There is a simple way for government to avoid this shoddy recent history from repeating itself, writes Alison Peacock
Congratulations to all young people celebrating their GCSE grades this week. It is important that students and their families can justifiably celebrate the marks allocated and to use these exam results to ensure that they can take the next steps in their educational career.
The confusion and last-minute U-turns around the exam appeals process and subsequently the decision to rely on Centre Assessed Grades has been an exhausting whirlwind of emotions – yet still we have no results for all those waiting BTEC awards.
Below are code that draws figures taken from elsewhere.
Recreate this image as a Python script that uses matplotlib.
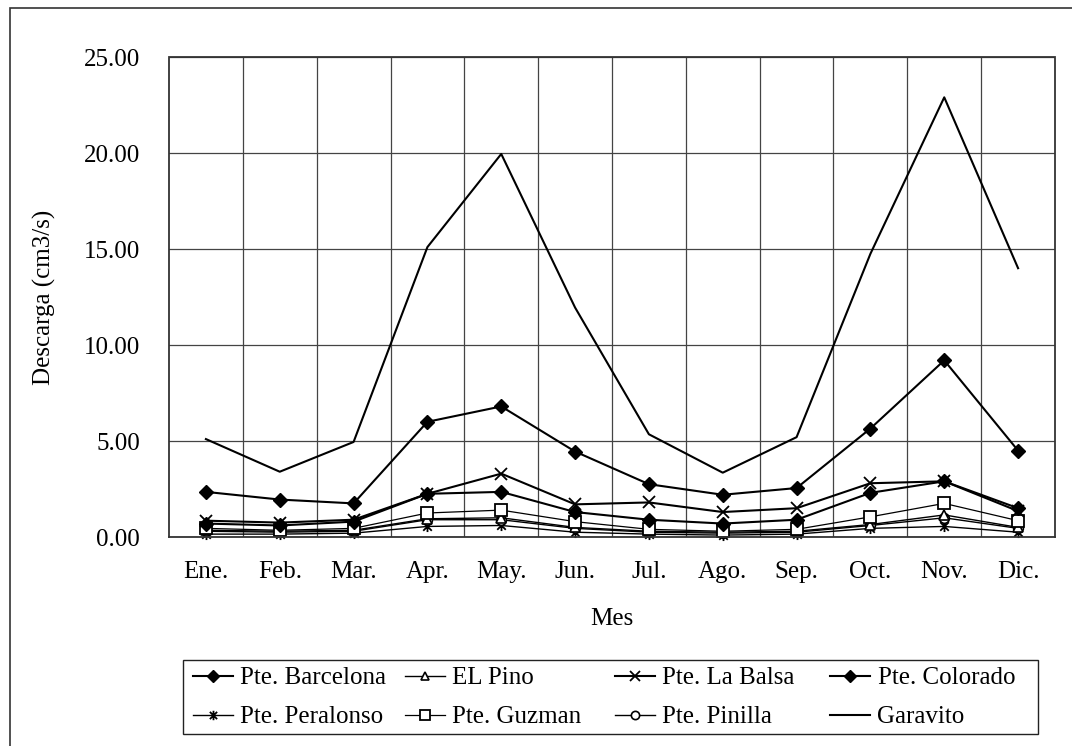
import numpy as np
import matplotlib.pyplot as plt
from matplotlib.path import Path
from matplotlib.patches import Rectangle

plt.rcParams['font.family'] = ['Liberation Serif', 'DejaVu Serif']

meses = ['Ene.', 'Feb.', 'Mar.', 'Apr.', 'May.', 'Jun.', 'Jul.', 'Ago.',
         'Sep.', 'Oct.', 'Nov.', 'Dic.']

barcelona = [2.35, 1.95, 1.75, 6.0, 6.8, 4.45, 2.75, 2.2, 2.55, 5.65, 9.2, 4.5]
el_pino = [0.35, 0.3, 0.35, 0.95, 1.0, 0.5, 0.3, 0.25, 0.3, 0.65, 1.15, 0.5]
la_balsa = [0.85, 0.75, 0.9, 2.25, 3.3, 1.7, 1.8, 1.3, 1.5, 2.8, 2.9, 1.35]
colorado = [0.7, 0.6, 0.8, 2.25, 2.35, 1.3, 0.9, 0.7, 0.9, 2.3, 2.9, 1.5]
peralonso = [0.15, 0.15, 0.2, 0.55, 0.6, 0.25, 0.15, 0.1, 0.15, 0.45, 0.55, 0.25]
guzman = [0.45, 0.35, 0.45, 1.25, 1.4, 0.8, 0.4, 0.3, 0.4, 1.05, 1.75, 0.85]
pinilla = [0.3, 0.25, 0.3, 0.9, 0.9, 0.45, 0.25, 0.2, 0.25, 0.6, 1.0, 0.45]
garavito = [5.1, 3.4, 4.95, 15.1, 19.95, 11.95, 5.35, 3.35, 5.2, 14.75, 22.9, 14.0]

# asterisco tipo Excel: X con una barra vertical
ast = Path([(-1, -1), (1, 1), (-1, 1), (1, -1), (0, -1.3), (0, 1.3)],
           [Path.MOVETO, Path.LINETO, Path.MOVETO, Path.LINETO, Path.MOVETO, Path.LINETO])

W, H = 1072, 746
fig = plt.figure(figsize=(W/100, H/100), dpi=100)
ax = fig.add_axes([169/W, 1-537/H, (1055-169)/W, (537-57)/H])

x = np.arange(len(meses))
k = 'black'
series = [
    ('Garavito', garavito, dict(marker=None, lw=1.5)),
    ('Pte. Peralonso', peralonso, dict(marker=ast, ms=8, lw=1.0, mew=1.3)),
    ('Pte. Pinilla', pinilla, dict(marker='o', ms=7, lw=1.0, mfc='white', mew=1.2)),
    ('EL Pino', el_pino, dict(marker='^', ms=7, lw=1.0, mfc='white', mew=1.2)),
    ('Pte. Guzman', guzman, dict(marker='s', ms=8, lw=0.9, mfc='white', mew=1.3)),
    ('Pte. Colorado', colorado, dict(marker='D', ms=7, lw=1.5)),
    ('Pte. La Balsa', la_balsa, dict(marker='x', ms=9, lw=1.5, mew=1.3)),
    ('Pte. Barcelona', barcelona, dict(marker='D', ms=7, lw=1.5)),
]
lines = {}
for nombre, vals, kw in series:
    lines[nombre], = ax.plot(x, vals, color=k, mfc=kw.pop('mfc', k), label=nombre,
                             clip_on=False, **kw)

ax.set_xlim(-0.5, len(meses) - 0.5)
ax.set_ylim(0, 25)
ax.set_yticks(np.arange(0, 26, 5))
ax.set_yticklabels(['%.2f' % v for v in np.arange(0, 26, 5)])
ax.set_xticks(x)
ax.set_xticklabels(meses)
ax.set_xticks(np.arange(0.5, len(meses) - 1, 1), minor=True)
ax.tick_params(which='both', length=0, labelsize=18)
ax.tick_params(axis='x', pad=17)
ax.tick_params(axis='y', pad=21)
ax.grid(True, axis='y', which='major', color='#444444', lw=0.9)
ax.grid(True, axis='x', which='minor', color='#444444', lw=0.9)
ax.set_axisbelow(True)
for s in ax.spines.values():
    s.set_color('#333333')
    s.set_linestyle((0, (1, 1)))
    s.set_linewidth(1.3)

ax.set_xlabel('Mes', fontsize=18, labelpad=18)
ax.set_ylabel('Descarga (cm3/s)', fontsize=18, labelpad=20)

# leyenda en 4 columnas de igual ancho, 2 filas
columnas = [('Pte. Barcelona', 'Pte. Peralonso'), ('EL Pino', 'Pte. Guzman'),
            ('Pte. La Balsa', 'Pte. Pinilla'), ('Pte. Colorado', 'Garavito')]
col_x = [193, 405, 615, 830]
for cx, nombres in zip(col_x, columnas):
    fig.legend([lines[n] for n in nombres], nombres, loc='upper left',
               bbox_to_anchor=(cx/W, 1-667/H), frameon=False, fontsize=18,
               handlelength=1.6, handletextpad=0.3, labelspacing=0.65,
               borderpad=0, borderaxespad=0, markerscale=0.85)
fig.patches.append(Rectangle((183/W, 1-734/H), (1038-183)/W, (734-660)/H,
                             transform=fig.transFigure, fill=False,
                             ec='#222222', lw=1.0))

# marco exterior de la figura
fig.patches.append(Rectangle((10/W, -0.1), 1.2, 1.1 - 8/H, transform=fig.transFigure,
                             fill=False, ec='#333333', lw=1.2))

fig.savefig('out.png', dpi=100)
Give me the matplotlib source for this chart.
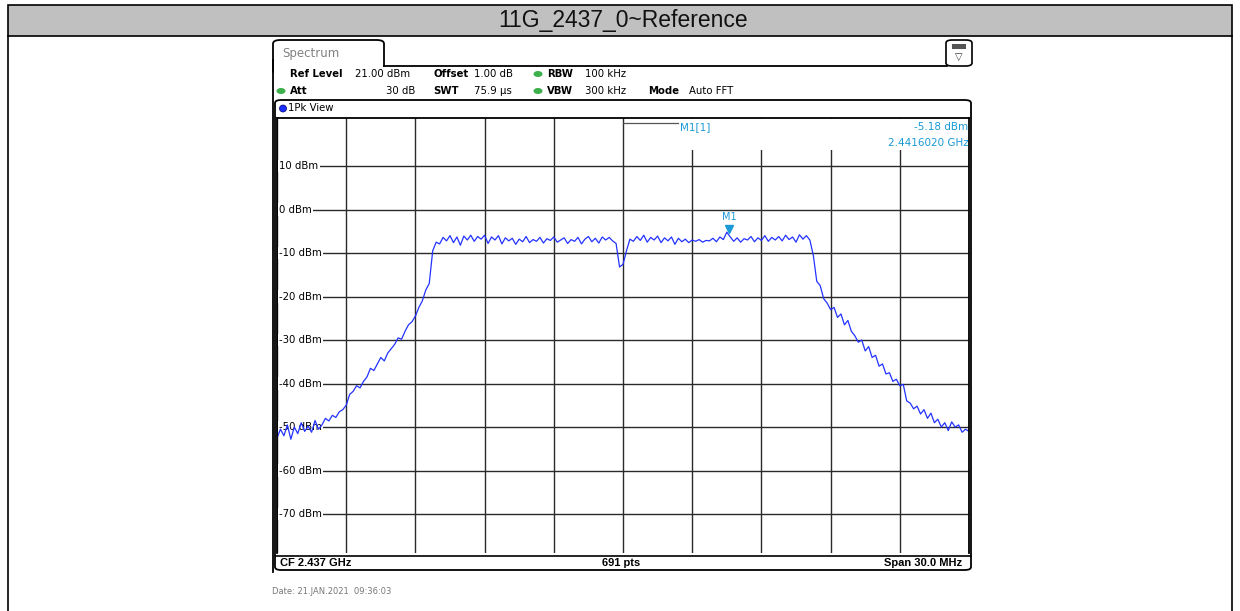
import numpy as np
import matplotlib
matplotlib.use('Agg')
import matplotlib.pyplot as plt
from matplotlib.patches import Rectangle, FancyBboxPatch, Ellipse
from matplotlib.lines import Line2D

# analyzer settings
center_ghz = 2.437
span_mhz = 30.0
ref_level = 21.0
n_shown = 201  # samples

# trace levels (dBm), left to right
level_dbm = [
    -52.5, -50.5, -52.0, -49.5, -52.8, -50.0, -51.5, -49.0, -51.0, -49.8,
    -51.2, -48.5, -50.5, -49.5, -48.0, -48.6, -47.3, -47.8, -46.5, -46.0,
    -45.0, -42.5, -41.8, -40.5, -41.0, -39.5, -38.5, -36.5, -37.0, -35.5,
    -34.0, -34.8, -33.0, -32.0, -31.0, -29.5, -29.8, -28.0, -26.5, -25.8,
    -24.5, -22.5, -21.0, -18.5, -17.0, -9.5, -7.5, -7.9, -6.4, -7.2,
    -6.0, -7.6, -6.3, -8.2, -6.1, -7.0, -5.9, -7.3, -6.2, -6.8,
    -5.9, -7.8, -6.3, -7.0, -6.0, -7.9, -6.5, -7.2, -6.6, -8.0,
    -6.8, -7.4, -6.2, -7.6, -6.9, -7.3, -6.4, -7.7, -6.7, -7.1,
    -6.3, -7.5, -7.0, -6.5, -7.8, -6.9, -7.3, -6.4, -7.9, -6.8,
    -6.2, -7.4, -6.6, -7.7, -6.3, -7.0, -6.4, -7.2, -7.8, -13.2,
    -12.6, -9.5, -6.8, -7.3, -6.2, -7.1, -5.9, -7.5, -6.4, -7.0,
    -6.1, -7.6, -6.5, -7.2, -6.3, -8.0, -6.6, -7.4, -6.8, -7.6,
    -7.0, -7.3, -6.9, -7.5, -7.1, -7.2, -6.6, -7.4, -6.3, -6.9,
    -5.2, -6.3, -7.3, -6.5, -7.5, -6.7, -7.0, -6.2, -7.4, -6.5,
    -7.1, -6.0, -7.3, -6.4, -7.0, -6.2, -7.2, -5.9, -6.9, -6.3,
    -7.5, -5.8, -6.8, -6.0, -7.0, -10.5, -16.5, -17.5, -20.5, -21.5,
    -23.0, -22.5, -24.8, -24.0, -26.5, -25.5, -28.0, -29.0, -30.5, -30.0,
    -32.5, -31.5, -34.0, -33.5, -36.0, -35.5, -37.8, -37.5, -39.5, -39.0,
    -40.5, -40.2, -44.0, -44.5, -45.8, -45.2, -47.0, -46.0, -48.0, -46.8,
    -49.0, -48.2, -50.0, -49.0, -50.8, -48.8, -50.0, -49.5, -51.2, -50.5,
    -51.0,
]

ytick_vals = [10, 0, -10, -20, -30, -40, -50, -60, -70]
m1_freq_ghz = 2.4416020
m1_level = -5.18

W, H = 1240, 611
fig = plt.figure(figsize=(W / 100, H / 100), dpi=100)
fig.patch.set_facecolor('white')


def fx(x):
    return x / W


def fy(y):
    return 1 - y / H


def ftext(x, y, s, **kw):
    fig.text(fx(x), fy(y), s, **kw)


def fline(x0, y0, x1, y1, **kw):
    fig.add_artist(Line2D([fx(x0), fx(x1)], [fy(y0), fy(y1)], transform=fig.transFigure, **kw))


# ---- title bar
fig.add_artist(Rectangle((fx(8), fy(36)), fx(1232) - fx(8), fy(5) - fy(36),
                         transform=fig.transFigure, facecolor='#c0c0c0', edgecolor='black', lw=1.2))
fline(8, 36, 8, 611, color='black', lw=1.2)
fline(1232, 36, 1232, 611, color='black', lw=1.2)
ftext(623, 21, '11G_2437_0~Reference', ha='center', va='center', fontsize=16.5,
      family=['Liberation Sans Narrow', 'Liberation Sans'], color='#111111')

# ---- spectrum tab & header
tab = FancyBboxPatch((fx(273), fy(74)), fx(384) - fx(273), fy(40) - fy(74),
                     boxstyle='round,pad=0,rounding_size=0.006', transform=fig.transFigure,
                     facecolor='none', edgecolor='black', lw=1.3, zorder=1)
fig.add_artist(tab)
fig.add_artist(Rectangle((fx(274.2), fy(76)), fx(385.5) - fx(274.2), fy(66.8) - fy(76),
                         transform=fig.transFigure, facecolor='white', edgecolor='none', zorder=1.5))
fline(384, 66, 947, 66, color='black', lw=1.3)
fline(273, 60, 273, 572, color='black', lw=1.3)
ftext(282, 53, 'Spectrum', ha='left', va='center', fontsize=8.5, color='#808080')
icon = FancyBboxPatch((fx(946), fy(66)), fx(972) - fx(946), fy(40) - fy(66),
                      boxstyle='round,pad=0,rounding_size=0.005', transform=fig.transFigure,
                      facecolor='none', edgecolor='black', lw=1.2)
fig.add_artist(icon)
fig.add_artist(Rectangle((fx(952), fy(49)), fx(966) - fx(952), fy(44) - fy(49),
                         transform=fig.transFigure, facecolor='#555555', edgecolor='none'))
ftext(959, 57, '\u25bd', ha='center', va='center', fontsize=7, color='#333333')

hs = 7.3
ftext(290, 74, 'Ref Level', fontsize=hs, fontweight='bold', va='center', zorder=3)
ftext(355, 74, '21.00 dBm', fontsize=hs, va='center', zorder=3)
ftext(433, 74, 'Offset', fontsize=hs, fontweight='bold', va='center')
ftext(474, 74, '1.00 dB', fontsize=hs, va='center')
ftext(547, 74, 'RBW', fontsize=hs, fontweight='bold', va='center')
ftext(585, 74, '100 kHz', fontsize=hs, va='center')
ftext(290, 91, 'Att', fontsize=hs, fontweight='bold', va='center')
ftext(415, 91, '30 dB', fontsize=hs, va='center', ha='right')
ftext(433, 91, 'SWT', fontsize=hs, fontweight='bold', va='center')
ftext(474, 91, '75.9 \u00b5s', fontsize=hs, va='center')
ftext(547, 91, 'VBW', fontsize=hs, fontweight='bold', va='center')
ftext(585, 91, '300 kHz', fontsize=hs, va='center')
ftext(648, 91, 'Mode', fontsize=hs, fontweight='bold', va='center')
ftext(689, 91, 'Auto FFT', fontsize=hs, va='center')
for cx, cy in [(538, 74), (281, 91), (538, 91)]:
    fig.add_artist(Ellipse((fx(cx), fy(cy)), 9 / W, 6 / H,
                           transform=fig.transFigure, facecolor='#3cb04a', edgecolor='none'))

# ---- plot window frame (no face, so the axes stay visible)
win = FancyBboxPatch((fx(275), fy(570)), fx(971) - fx(275), fy(100) - fy(570),
                     boxstyle='round,pad=0,rounding_size=0.005', transform=fig.transFigure,
                     facecolor='none', edgecolor='black', lw=1.3)
fig.add_artist(win)
fig.add_artist(Ellipse((fx(283), fy(108.5)), 7 / W, 7 / H,
                       transform=fig.transFigure, facecolor='#1a2fff', edgecolor='#000066', lw=0.5))
ftext(288, 108.5, '1Pk View', fontsize=7.3, va='center')
fline(275, 556, 971, 556, color='black', lw=1.2)
ftext(280, 563, 'CF 2.437 GHz', fontsize=8, fontweight='bold', va='center', family='Liberation Sans')
ftext(621, 563, '691 pts', fontsize=8, fontweight='bold', va='center', ha='center', family='Liberation Sans')
ftext(962, 563, 'Span 30.0 MHz', fontsize=8, fontweight='bold', va='center', ha='right', family='Liberation Sans')
ftext(272, 592, 'Date: 21.JAN.2021  09:36:03', fontsize=6, va='center', color='#777777')

# ---- trace axes
y_top_px = 118.2
y_bot_px = 553.2
ax = fig.add_axes([fx(277), fy(y_bot_px), (969 - 277) / W, (y_bot_px - y_top_px) / H])
ax.patch.set_alpha(0)
f_start = center_ghz - span_mhz / 2000
f_stop = center_ghz + span_mhz / 2000
freq = np.linspace(f_start, f_stop, n_shown)
ax.set_xlim(f_start, f_stop)
ax.set_ylim(ref_level - 100, ref_level)
ax.set_xticks(np.linspace(f_start, f_stop, 11))
ax.set_yticks(ytick_vals)
ax.tick_params(length=0, labelbottom=False, labelleft=False)
ax.grid(True, color='#2a2a2a', lw=1.0)
ax.set_axisbelow(True)
for sp in ax.spines.values():
    sp.set_color('black')
    sp.set_linewidth(1.3)
    sp.set_zorder(7)
ax.spines['bottom'].set_visible(False)

for v in ytick_vals:
    ax.text(f_start + 0.00009, v, '%d dBm' % v, fontsize=7.3, va='center', ha='left', zorder=3,
            bbox=dict(facecolor='white', edgecolor='none', pad=1.0))

# marker readout box covers the grid at top right
ax.add_patch(Rectangle((2.43938, 13.7), f_stop - 2.43938, 7.1, facecolor='white', edgecolor='none', zorder=3))
ax.plot([2.43700, 2.43938], [20.0, 20.0], color='#555555', lw=0.9, zorder=3)
mcol = '#1a9ad6'
ax.text(2.43945, 19.0, 'M1[1]', color=mcol, fontsize=7.5, va='center', ha='left', zorder=4)
ax.text(f_stop - 0.00003, 19.0, '-5.18 dBm', color=mcol, fontsize=7.5, va='center', ha='right', zorder=4)
ax.text(f_stop - 0.00003, 15.3, '2.4416020 GHz', color=mcol, fontsize=7.5, va='center', ha='right', zorder=4)

ax.plot(freq, level_dbm, color='#2333ff', lw=0.9, zorder=5)
ax.plot([m1_freq_ghz], [m1_level + 0.7], marker='v', markersize=6, color=mcol, zorder=6)
ax.text(m1_freq_ghz, m1_level + 3.4, 'M1', color=mcol, fontsize=7, ha='center', va='center', zorder=6)

fig.savefig('out.png', dpi=100)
The algorithm that Ofqual deployed for exams last week, had already been used to calculate grades for millions of GCSEs. It is a relief that at the eleventh hour the government saw sense and, recognising the stark inequity of grades that were about to be awarded to a significant number of young people, chose to change direction. Teachers and their representatives spoke up immediately, as did wider society, about the unfairness of the Ofqual process that had been in train since March this year. Additionally, it has been really powerful to see the social action of young people clearly and articulately explaining the injustice served whilst also praising the work, dedication and knowledge of their teachers.
Blaming teachers for the ills of wider society is wrong and needs to stop
The Chartered College of Teaching is committed to supporting the profession and advocating for teacher expertise. The commitment shown across the education sector in recent months has been calm, resolute and inspirational. This leadership has been reflected again over the last week. Teachers have been accused nationally of over assessing, of being the cause of grade inflation, of putting the interests of their school performance ahead of individual students.
Actually, we have seen the opposite. The vast majority of our teachers rigorously followed the guidance issued by Ofqual, scrutinising assessments in the fairest way possible and working together to achieve Centre Assessed Grades. They worked hard to follow the process they were asked to follow in the false certainty that moderation would fairly take place.
Had teachers been trusted earlier in the process and before any students were given their grades last week, the endemic faults within the computerised moderation system could have been identified sooner. Had teachers been asked whether the hare-brained notion of using ‘mocks’ as a reliable predictor was a good idea this could have been scotched immediately. Instead, our profession has had to put up with trial by media with scant regard to the reliability, best intentions and expertise of teachers.
Lack of equity within our society has been starkly brought into relief as we have collectively tried to respond to lockdown. The harsh impact of COVID-19 particularly for some areas experiencing disadvantage has been shown through the death rates published by the Office of National Statistics. Often these areas map directly on to those where schools are working against the odds to support their students. In too many cases, students in these schools risked being the ones most unfairly caught out by system-level moderation solutions. Did the government really believe that teachers and young people would stand by and let this happen?
As Chief Executive of the Chartered College of Teaching I am extremely proud of the way our educators have come together over this unnecessary examinations fiasco. We are supported by parents, by students and by each other. For too long, teachers have been blamed for many of the ills of wider society. This is wrong and needs to stop. This summer, emboldened by injustice to the very young people we care most about, we were able to insist that politicians see sense.
However, it cannot end there. The government cannot just move onto the next chaotic episode. It needs to learn lessons or it is doomed to repeat the same mistakes again and again. This can only happen by listening to the profession, working with us and not forcing decisions upon teachers at the eleventh hour. Trust teachers and respect their expertise; they are the experts and should be the ones to shape the future of teaching. It is this powerful collegiality that we have all shown that will help the profession through the challenges of the months ahead as we fully re-open schools. Thank goodness for our teachers.